Bassist Adam Perry earing his keep bangin; the keys!

(Thanks, Brad K for this truly excellent photo!)

The psychedelic spaciness of “MOTA” served as a launching pad for a monster set. Once the opening guitar rift of Ted Nugent’s “Stranglehold” kicked in (you may not know the song, but if you like rock and/or roll, you definitely know the rift), it was on. Heavy metal mode set on overdrive, a jam that sounded (and still does as the track plays on my computer) like it could become Bob Marley’s “Exodus” without too much effort and then suddenly some calm arrives.

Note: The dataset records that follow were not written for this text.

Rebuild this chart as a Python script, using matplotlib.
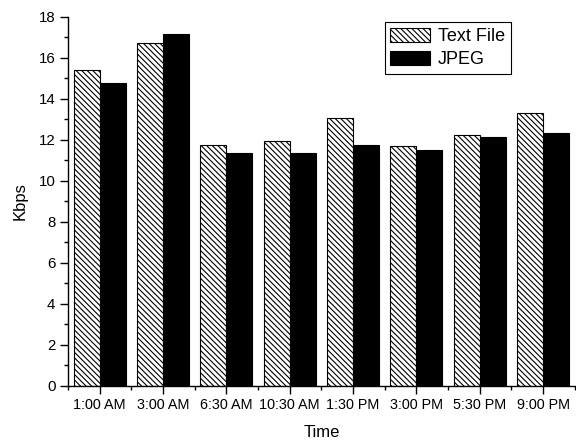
import matplotlib
matplotlib.use("Agg")
import matplotlib.pyplot as plt
import numpy as np
from matplotlib.ticker import MultipleLocator, FixedLocator

times = ["1:00 AM", "3:00 AM", "6:30 AM", "10:30 AM", "1:30 PM", "3:00 PM", "5:30 PM", "9:00 PM"]
text_file = [15.4, 16.7, 11.75, 11.95, 13.05, 11.7, 12.25, 13.3]
jpeg = [14.75, 17.15, 11.35, 11.35, 11.75, 11.5, 12.15, 12.35]

plt.rcParams["font.family"] = ["Liberation Sans", "DejaVu Sans"]
plt.rcParams["hatch.linewidth"] = 0.8

fig = plt.figure(figsize=(5.76, 4.43), dpi=100)
ax = fig.add_axes([0.118, 0.129, 0.880, 0.833])

x = np.arange(len(times))
w = 0.41
ax.bar(x - w / 2, text_file, width=w, facecolor="white", edgecolor="black",
       hatch="\\" * 6, linewidth=0.8, label="Text File")
ax.bar(x + w / 2, jpeg, width=w, facecolor="black", edgecolor="black",
       linewidth=0.8, label="JPEG")

ax.set_xlim(-0.5, len(times) - 0.5)
ax.set_ylim(0, 18)
ax.set_xticks(x)
ax.set_xticklabels(times, fontsize=10.4)
ax.xaxis.set_minor_locator(FixedLocator(np.arange(-0.5, len(times), 1)))
ax.yaxis.set_major_locator(MultipleLocator(2))
ax.yaxis.set_minor_locator(MultipleLocator(1))
ax.tick_params(axis="both", which="major", direction="out", length=5.5, width=1)
ax.tick_params(axis="y", which="major", labelsize=10.8)
ax.tick_params(axis="both", which="minor", direction="out", length=3, width=1)

for s in ("top", "right"):
    ax.spines[s].set_visible(False)
for s in ("left", "bottom"):
    ax.spines[s].set_linewidth(1.0)

ax.set_xlabel("Time", fontsize=12, labelpad=9)
ax.set_ylabel("Kbps", fontsize=12, labelpad=8)

leg = ax.legend(loc="upper left", bbox_to_anchor=(0.625, 0.985), fontsize=13,
                frameon=True, fancybox=False, edgecolor="black", framealpha=1,
                handlelength=2.2, handleheight=0.8, handletextpad=0.45,
                borderpad=0.3, labelspacing=0.35, borderaxespad=0)
leg.get_frame().set_linewidth(0.8)

fig.savefig("out.png", dpi=100)
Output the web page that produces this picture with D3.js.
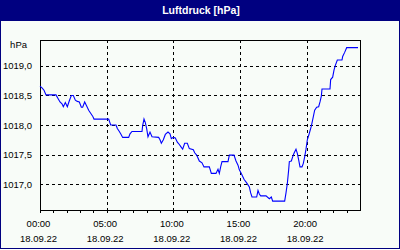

The fourteen-plus minute jam that followed zoomed out there (out where?) before being reined in with some DJ-esque samples, and becoming David Bowie’s “I’m Afraid of Americans”. Another one of my favorite covers, and it became the pivot-point in a musical trick I love.

I’ve only ever seen the Disco Biscuits pull a musical palindrome, and I’ve only seen them do it once. But if, like me, you do not count “Jam” as a song, and you have the creativity to consider “Rhymin’ and Stealin’”—the last song played at four set show—the encore, then pGroove played a palindrome.

The electro/jam goodness of Bowie’s ode to American culture slid into the tail end of “Stranglehold”, with Brock screaming the lyrics out in a broken tone, before finishing up the almost hour-and-twenty-five minute, uninterrupted chunk of music with a reprise of MOTA.

The Beastie Boys’ “Rhymin’ and Stealin’” was a bonus for me; hell, I could have got in the car and left right then and there and been, musically at least, completely satisfied.

In a little more than twelve hours, Perpetual Groove played four ridiculous sets of music. I was a happy camper, our crew was glowing and there was beer to drink.

Tomorrow was to be another day…

Go, Huffer, Go! Thanks, Brad K for this truly excellent photo!

2 Comments:

At 10:34 PM, Anonymous Anonymous said...

excellent review so far! you really captured day 1. can't wait to relive day 2.

i think you should send this to pgroove's management, and heck, relix!

very impressive work... :)

 
At 10:47 PM, Anonymous Anonymous said...

just like being there
and the set breaks got a little fuzzy here too!